§ **Task to complete**: Without the pictures, output the lines of the material from the very first through the one that holds "import plotly.graph_objects as go".

§ **Given material**:
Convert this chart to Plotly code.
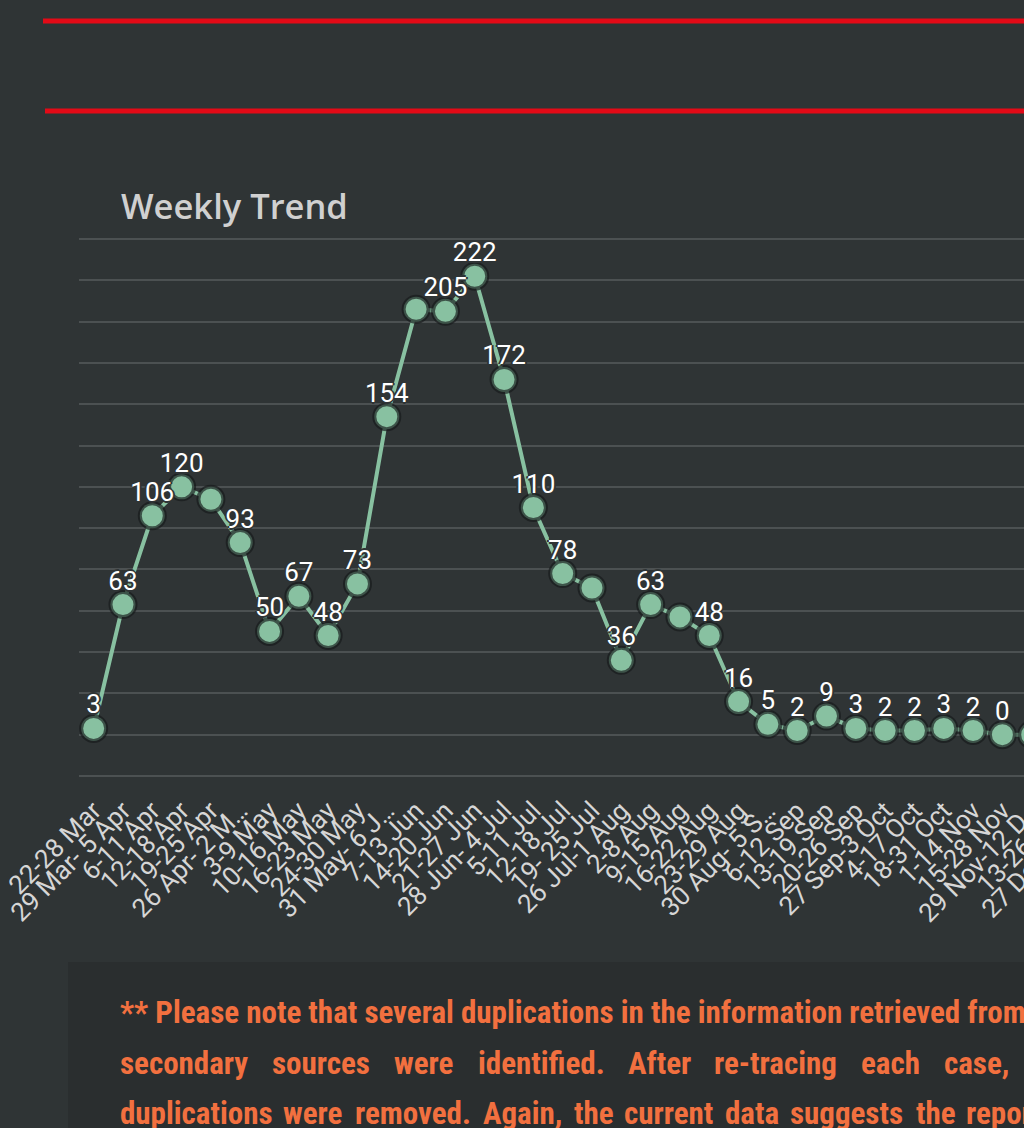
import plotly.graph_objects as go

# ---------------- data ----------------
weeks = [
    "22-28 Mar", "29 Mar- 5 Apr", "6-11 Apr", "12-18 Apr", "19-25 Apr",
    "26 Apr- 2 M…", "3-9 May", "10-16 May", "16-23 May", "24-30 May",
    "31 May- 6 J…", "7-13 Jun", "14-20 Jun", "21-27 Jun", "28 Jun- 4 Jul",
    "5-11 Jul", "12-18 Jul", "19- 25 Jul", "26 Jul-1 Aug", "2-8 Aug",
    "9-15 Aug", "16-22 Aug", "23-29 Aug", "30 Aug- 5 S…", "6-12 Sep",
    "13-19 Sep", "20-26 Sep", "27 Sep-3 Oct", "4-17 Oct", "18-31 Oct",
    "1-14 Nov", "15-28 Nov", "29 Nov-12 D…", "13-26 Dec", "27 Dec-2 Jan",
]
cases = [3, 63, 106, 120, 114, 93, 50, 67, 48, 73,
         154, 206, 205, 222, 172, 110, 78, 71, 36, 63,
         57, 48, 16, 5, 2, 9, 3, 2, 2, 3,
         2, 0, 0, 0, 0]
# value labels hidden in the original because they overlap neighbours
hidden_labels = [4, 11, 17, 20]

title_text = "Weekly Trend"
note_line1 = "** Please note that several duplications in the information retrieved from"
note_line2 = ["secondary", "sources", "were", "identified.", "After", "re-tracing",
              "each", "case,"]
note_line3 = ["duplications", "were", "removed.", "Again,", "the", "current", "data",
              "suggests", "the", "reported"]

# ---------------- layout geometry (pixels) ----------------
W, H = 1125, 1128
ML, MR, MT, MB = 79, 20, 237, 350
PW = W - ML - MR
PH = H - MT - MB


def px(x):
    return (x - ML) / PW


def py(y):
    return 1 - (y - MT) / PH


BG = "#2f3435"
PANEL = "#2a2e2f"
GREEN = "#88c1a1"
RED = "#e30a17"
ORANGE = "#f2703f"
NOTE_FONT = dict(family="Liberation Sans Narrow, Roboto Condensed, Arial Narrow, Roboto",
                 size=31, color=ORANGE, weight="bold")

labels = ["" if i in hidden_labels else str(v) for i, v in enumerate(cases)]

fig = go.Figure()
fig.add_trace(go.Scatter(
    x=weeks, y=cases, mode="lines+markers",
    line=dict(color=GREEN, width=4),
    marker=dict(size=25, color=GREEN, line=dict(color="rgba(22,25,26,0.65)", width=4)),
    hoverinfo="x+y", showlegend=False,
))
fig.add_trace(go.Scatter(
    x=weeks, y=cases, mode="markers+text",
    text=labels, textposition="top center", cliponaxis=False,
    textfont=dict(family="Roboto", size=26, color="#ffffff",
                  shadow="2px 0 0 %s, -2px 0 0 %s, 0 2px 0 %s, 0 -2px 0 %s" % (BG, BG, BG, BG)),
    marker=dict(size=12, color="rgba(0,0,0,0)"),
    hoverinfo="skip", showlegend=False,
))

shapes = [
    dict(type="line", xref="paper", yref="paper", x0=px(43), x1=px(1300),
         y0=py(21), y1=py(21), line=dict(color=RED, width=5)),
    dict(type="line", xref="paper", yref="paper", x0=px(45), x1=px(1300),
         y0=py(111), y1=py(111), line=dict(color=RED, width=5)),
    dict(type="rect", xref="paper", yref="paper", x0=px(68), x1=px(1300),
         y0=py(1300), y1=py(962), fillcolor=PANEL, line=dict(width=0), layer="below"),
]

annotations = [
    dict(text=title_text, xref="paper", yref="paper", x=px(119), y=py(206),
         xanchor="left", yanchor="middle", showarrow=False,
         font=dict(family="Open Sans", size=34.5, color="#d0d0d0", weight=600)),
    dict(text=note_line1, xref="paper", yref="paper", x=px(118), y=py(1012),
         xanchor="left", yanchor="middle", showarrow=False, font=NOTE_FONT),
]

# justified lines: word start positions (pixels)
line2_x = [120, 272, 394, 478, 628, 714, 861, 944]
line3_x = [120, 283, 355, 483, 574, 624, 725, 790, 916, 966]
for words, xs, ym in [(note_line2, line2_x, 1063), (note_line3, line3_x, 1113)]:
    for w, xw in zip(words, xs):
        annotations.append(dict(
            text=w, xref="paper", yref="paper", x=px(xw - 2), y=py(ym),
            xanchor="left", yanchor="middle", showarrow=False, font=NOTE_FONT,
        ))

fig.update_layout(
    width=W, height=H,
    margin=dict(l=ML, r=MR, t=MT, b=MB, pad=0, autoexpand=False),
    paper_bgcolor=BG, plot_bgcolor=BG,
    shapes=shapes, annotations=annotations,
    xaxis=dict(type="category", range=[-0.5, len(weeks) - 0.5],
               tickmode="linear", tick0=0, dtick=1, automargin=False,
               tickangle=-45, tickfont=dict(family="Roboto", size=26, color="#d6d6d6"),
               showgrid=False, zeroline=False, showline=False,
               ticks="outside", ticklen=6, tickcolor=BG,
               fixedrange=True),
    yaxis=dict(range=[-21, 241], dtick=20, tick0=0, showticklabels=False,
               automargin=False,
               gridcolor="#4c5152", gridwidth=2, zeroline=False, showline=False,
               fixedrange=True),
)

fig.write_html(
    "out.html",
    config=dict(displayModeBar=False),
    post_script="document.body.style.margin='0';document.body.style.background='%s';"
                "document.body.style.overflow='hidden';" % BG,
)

§ **Solution to the exercise**:
Convert this chart to Plotly code.
import plotly.graph_objects as go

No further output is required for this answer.